Proposed legislation would allow 9/11 families to sue alleged Saudi financiers of attacks
http://blogs.orlandoweekly.com/index...rs-of-attacks/
11/22/2011
For the cover of our Sept. 8 issue, we profiled Bill Doyle, a Central Florida retiree and one of the lead plaintiffs in the trillion-dollar “9/11 Families United to Bankrupt Terrorism” lawsuit. When the suit was first announced in 2002, it made headlines not only for its price tag and its thousands of plaintiffs (6,706, when we last checked), but by naming three prominent Saudi Arabian princes—including the former director of Saudi intelligence, Prince Turki bin Faisal Al Saud—as defendants. The suit alleged that Prince Turki in particular had “provided al Qaeda and the Taliban with generous financial assistance in exchange for a pledge by bin Laden and the Taliban that al Qaeda would not attack the Saudi royal family.” (These allegations are elaborated upon in our article, as well as this piece in the August issue of Vanity Fair.) In 2009, however, the Supreme Court refused to hear the case, affirming a lower court’s decision to dismiss the families’ charges against Turki and two other Saudi princes, given that they are protected from standing trial in U.S. courts under the Foreign Sovereign Immunities Act (FSIA).
That could change soon.
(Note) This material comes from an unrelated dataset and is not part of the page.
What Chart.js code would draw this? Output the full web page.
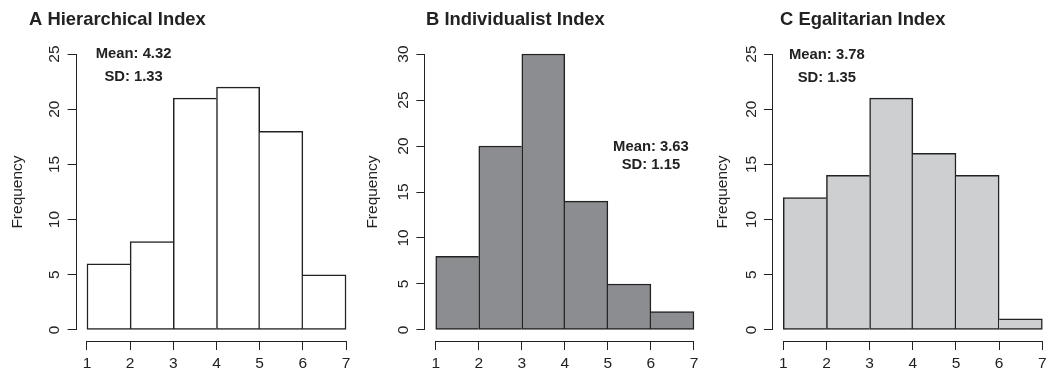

New York Senator Charles Schumer—a friend of Doyle’s—introduced a bill last week called the Justice Against Sponsors of Terrorism Act, which could allow the suit to re-introduce Saudi royalty and government officials as defendants in the case. (Jodi Flowers, one of the lead attorneys on the 9/11 lawsuit, told the Weekly today that her firm is “in the process of analyzing that possibility.”) According to New York radio station WYNC, the bill would work by clarifying the limits of the FSIA.There are two exceptions to a state’s immunity under FSIA: if a country falls under the State Department’s designated list of state sponsors of terror, which Saudi Arabia is not among (Iran, Cuba, Syria and Sudan are the four on the list), or when a state commits a non-commercial tort, in other words they injure or do damage non-commercially.
The bill would make clear that FSIA tort exception applies to acts of terror in the U.S. and establish a 15-year statue of limitation under the Anti-Terrorism Act, which currently has a limit of four years.
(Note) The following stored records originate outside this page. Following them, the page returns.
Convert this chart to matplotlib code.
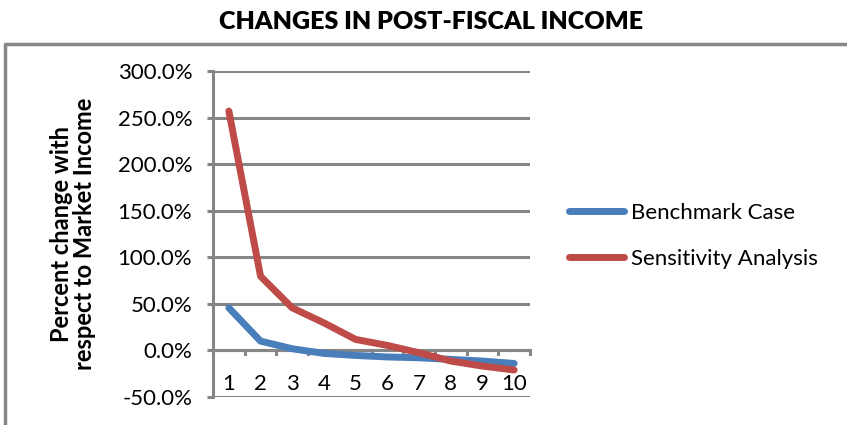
import matplotlib
matplotlib.use("Agg")
import matplotlib.pyplot as plt
from matplotlib.lines import Line2D
from matplotlib.ticker import FuncFormatter

deciles = [1, 2, 3, 4, 5, 6, 7, 8, 9, 10]
benchmark = [45.7, 10.0, 1.8, -3.2, -5.4, -7.0, -7.9, -9.6, -11.4, -14.0]
sensitivity = [257.0, 79.6, 45.7, 29.6, 11.8, 5.4, -2.5, -11.4, -16.8, -21.0]
series_names = ["Benchmark Case", "Sensitivity Analysis"]
y_ticks = [-50, 0, 50, 100, 150, 200, 250, 300]

BLUE = "#4a7ebb"
RED = "#be4b48"
GRAY = "#868686"
FONT = ["Lato", "DejaVu Sans"]

plt.rcParams["font.family"] = FONT

fig = plt.figure(figsize=(8.47, 4.25), dpi=100)
ax = fig.add_axes([213 / 847, 1 - 397 / 425, (530 - 213) / 847, (397 - 71) / 425])

ax.plot(deciles, benchmark, color=BLUE, lw=5, solid_capstyle="round", zorder=3)
ax.plot(deciles, sensitivity, color=RED, lw=5, solid_capstyle="round", zorder=4)

ax.set_xlim(0.5, 10.5)
ax.set_ylim(-50, 300)
ax.set_yticks(y_ticks)
ax.yaxis.set_major_formatter(FuncFormatter(lambda v, p: f"{v:.1f}%"))
ax.grid(axis="y", color=GRAY, lw=2.2, zorder=1)
ax.set_axisbelow(True)

for side in ["top", "right", "bottom"]:
    ax.spines[side].set_visible(False)
ax.spines["left"].set_color(GRAY)
ax.spines["left"].set_linewidth(2.2)

# category axis drawn at zero, with boundary ticks hanging below it
ax.axhline(0, color=GRAY, lw=2.2, zorder=2)
ax.set_xticks([])
for b in [i + 0.5 for i in range(0, 11)]:
    ax.plot([b, b], [0, -3.8], color=GRAY, lw=2.2, zorder=2, clip_on=False)
for d in deciles:
    ax.text(d, -36, str(d), ha="center", va="center", fontsize=16, color="black")

ax.tick_params(axis="y", length=4, width=2.2, color=GRAY, labelsize=16, pad=11,
               labelcolor="black")

ax.set_ylabel("Percent change with\nrespect to Market Income", fontsize=17,
              fontweight="bold", linespacing=1.0)
ax.yaxis.set_label_coords(-0.37, 0.5)

fig.text(431 / 847, 1 - 22 / 425, "CHANGES IN POST-FISCAL INCOME", ha="center",
         va="center", fontsize=18, fontweight="heavy", family=FONT)

# chart frame
frame = Line2D([5 / 847, 5 / 847, 1.0], [0.0, 1 - 44 / 425, 1 - 44 / 425],
               transform=fig.transFigure, color=GRAY, lw=2.5)
fig.add_artist(frame)

handles = [Line2D([], [], color=BLUE, lw=5, solid_capstyle="round"),
           Line2D([], [], color=RED, lw=5, solid_capstyle="round")]
fig.legend(handles, series_names, loc="center left",
           bbox_to_anchor=(560 / 847, 1 - 236 / 425), frameon=False,
           fontsize=16, handlelength=2.5, handletextpad=0.3, labelspacing=1.15,
           borderaxespad=0)

fig.savefig("out.png", dpi=100)
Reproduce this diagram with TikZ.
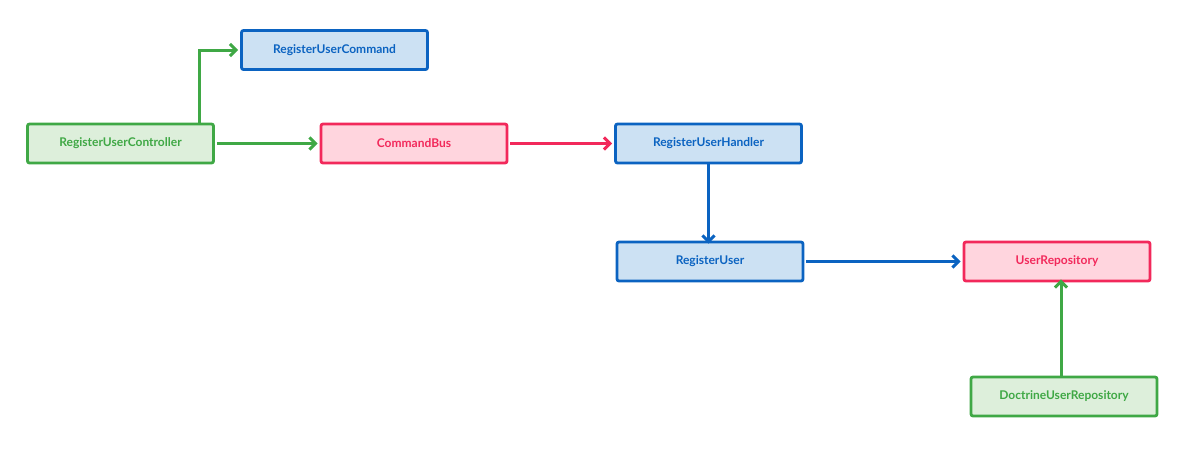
\documentclass[tikz,border=0pt]{standalone}
\usepackage{fontspec}
\setmainfont{Lato}
\usetikzlibrary{arrows.meta}
\definecolor{grn}{HTML}{3FA845}
\definecolor{grnfill}{HTML}{DDEFDB}
\definecolor{blu}{HTML}{0B63C1}
\definecolor{blufill}{HTML}{CCE1F3}
\definecolor{rd}{HTML}{F2295B}
\definecolor{rdfill}{HTML}{FFD5DE}
\begin{document}
\begin{tikzpicture}[x=1pt, y=-1pt,
  box/.style = {draw, line width=2.8pt, rounded corners=2pt, minimum width=186pt, minimum height=39pt, inner sep=0pt, font=\bfseries\fontsize{12}{14}\selectfont},
  controller/.style = {box, draw=grn, fill=grnfill, text=grn},
  port/.style = {box, draw=rd, fill=rdfill, text=rd},
  usecase/.style = {box, draw=blu, fill=blufill, text=blu},
  link/.style = {line width=3pt, -{Straight Barb[length=6pt, width=12pt, line width=3pt]}}]
  \useasboundingbox (0,0) rectangle (1200,459);
  \node[usecase] (cmd) at (334.5,50) {RegisterUserCommand};
  \node[controller] (ctrl) at (120.5,143.5) {RegisterUserController};
  \node[port] (bus) at (414,143.5) {CommandBus};
  \node[usecase] (handler) at (708.5,143.5) {RegisterUserHandler};
  \node[usecase] (reg) at (710,261.5) {RegisterUser};
  \node[port] (repo) at (1057,261.5) {UserRepository};
  \node[controller] (doctrine) at (1064,396.5) {DoctrineUserRepository};
  % connectors
  \draw[link, grn] (ctrl.north -| 199,0) |- ([xshift=-2pt]cmd.west);
  \draw[link, grn] ([xshift=2pt]ctrl.east) -- ([xshift=-2pt]bus.west);
  \draw[link, rd] ([xshift=2pt]bus.east) -- ([xshift=-2pt]handler.west);
  \draw[link, blu] (handler.south) -- ([yshift=-3pt]reg.north -| handler.south);
  \draw[link, blu] ([xshift=2pt]reg.east) -- ([xshift=-2pt]repo.west);
  \draw[link, grn] ([yshift=-2pt]doctrine.north -| 1061,0) -- ([yshift=3pt]repo.south -| 1061,0);
\end{tikzpicture}
\end{document}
In addition to Schumer’s proposed bill, the New York Times reported last Friday on a recent ruling from the United States Court of Appeals for the Second Circuit, which “gave a green light to a lawsuit seeking to hold Afghanistan financially liable for the attacks because of that country’s role as a training ground for Al Qaeda.” The precedent set by this ruling, the story suggested, gives “victims perhaps their best chance in the 10 years since the attacks to press lawsuits against Saudi Arabia… and other nations that they believe were financially complicit.”